## [SHORT TASK]
Report how many lines of these entries hold the string "this"; reply with the number alone.
## start DATA LISTING
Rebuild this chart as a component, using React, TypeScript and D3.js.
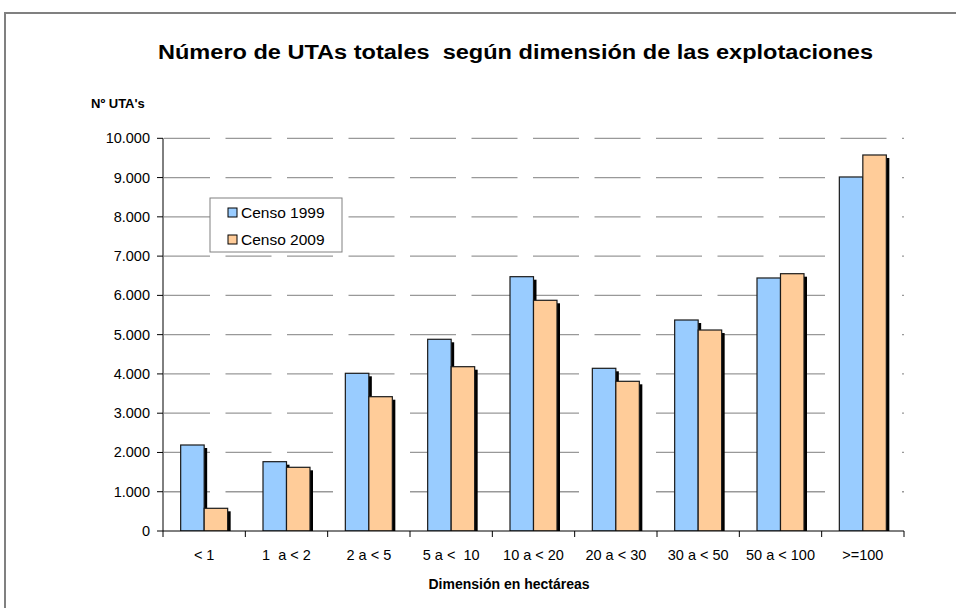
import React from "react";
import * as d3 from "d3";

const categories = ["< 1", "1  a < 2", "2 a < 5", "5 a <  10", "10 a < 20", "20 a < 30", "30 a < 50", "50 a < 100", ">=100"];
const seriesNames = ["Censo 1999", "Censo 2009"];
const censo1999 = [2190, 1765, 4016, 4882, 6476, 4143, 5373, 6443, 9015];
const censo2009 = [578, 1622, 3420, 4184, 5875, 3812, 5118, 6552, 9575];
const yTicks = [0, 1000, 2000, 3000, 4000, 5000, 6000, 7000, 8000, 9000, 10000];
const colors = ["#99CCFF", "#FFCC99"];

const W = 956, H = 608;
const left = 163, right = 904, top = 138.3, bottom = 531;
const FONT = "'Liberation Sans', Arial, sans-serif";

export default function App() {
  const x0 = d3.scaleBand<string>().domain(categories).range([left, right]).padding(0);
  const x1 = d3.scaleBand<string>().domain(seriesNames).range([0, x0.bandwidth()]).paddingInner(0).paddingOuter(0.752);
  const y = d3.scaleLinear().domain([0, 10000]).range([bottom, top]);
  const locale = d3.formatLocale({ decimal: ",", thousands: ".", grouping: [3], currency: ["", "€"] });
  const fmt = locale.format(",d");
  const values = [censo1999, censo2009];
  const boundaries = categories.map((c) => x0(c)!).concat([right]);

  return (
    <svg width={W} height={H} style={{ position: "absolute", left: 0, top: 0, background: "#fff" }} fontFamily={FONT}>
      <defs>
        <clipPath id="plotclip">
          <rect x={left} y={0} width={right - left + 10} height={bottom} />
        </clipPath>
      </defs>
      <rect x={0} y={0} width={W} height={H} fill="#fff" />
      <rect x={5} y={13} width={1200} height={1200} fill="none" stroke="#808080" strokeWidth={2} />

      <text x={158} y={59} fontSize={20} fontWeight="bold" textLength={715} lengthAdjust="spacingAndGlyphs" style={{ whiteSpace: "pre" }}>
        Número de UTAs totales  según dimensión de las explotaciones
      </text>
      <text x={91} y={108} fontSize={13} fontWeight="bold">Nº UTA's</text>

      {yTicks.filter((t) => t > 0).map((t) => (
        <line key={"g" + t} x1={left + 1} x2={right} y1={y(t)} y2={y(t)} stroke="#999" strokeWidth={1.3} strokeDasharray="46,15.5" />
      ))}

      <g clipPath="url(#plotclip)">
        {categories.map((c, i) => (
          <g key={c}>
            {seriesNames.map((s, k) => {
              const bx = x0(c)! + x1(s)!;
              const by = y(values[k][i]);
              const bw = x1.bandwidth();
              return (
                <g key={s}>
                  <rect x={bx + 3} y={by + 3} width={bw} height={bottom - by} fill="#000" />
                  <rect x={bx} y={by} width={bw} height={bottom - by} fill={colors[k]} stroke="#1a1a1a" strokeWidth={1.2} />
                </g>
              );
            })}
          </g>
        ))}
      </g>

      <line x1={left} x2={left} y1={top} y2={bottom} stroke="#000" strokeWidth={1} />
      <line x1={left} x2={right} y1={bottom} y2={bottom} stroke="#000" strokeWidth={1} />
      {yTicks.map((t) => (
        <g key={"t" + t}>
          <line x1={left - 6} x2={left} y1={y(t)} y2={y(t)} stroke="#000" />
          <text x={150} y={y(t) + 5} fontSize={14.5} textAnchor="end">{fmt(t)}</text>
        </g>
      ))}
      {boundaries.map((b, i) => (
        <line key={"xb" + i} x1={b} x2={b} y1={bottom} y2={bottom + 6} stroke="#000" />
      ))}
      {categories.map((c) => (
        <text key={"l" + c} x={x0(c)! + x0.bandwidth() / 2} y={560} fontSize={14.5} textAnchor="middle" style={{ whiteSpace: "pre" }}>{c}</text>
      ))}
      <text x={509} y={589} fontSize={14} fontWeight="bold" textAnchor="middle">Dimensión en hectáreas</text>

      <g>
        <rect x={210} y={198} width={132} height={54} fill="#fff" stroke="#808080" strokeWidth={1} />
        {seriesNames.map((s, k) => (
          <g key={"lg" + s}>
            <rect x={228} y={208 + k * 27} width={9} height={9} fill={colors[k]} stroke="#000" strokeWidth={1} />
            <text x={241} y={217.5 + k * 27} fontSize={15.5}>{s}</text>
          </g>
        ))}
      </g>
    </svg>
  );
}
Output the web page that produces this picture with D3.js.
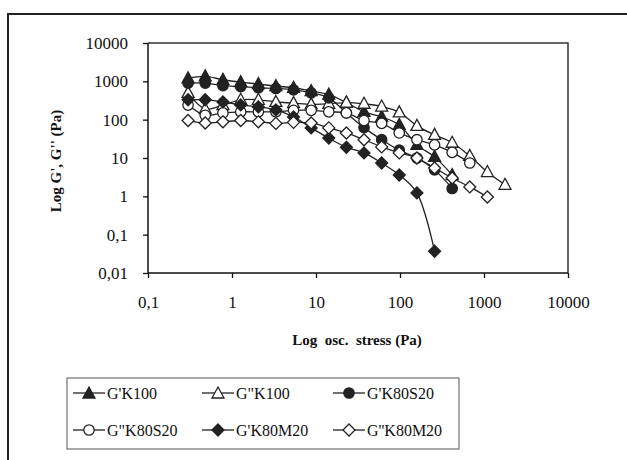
## end DATA LISTING
## [REPLY TO THE EXERCISE]
2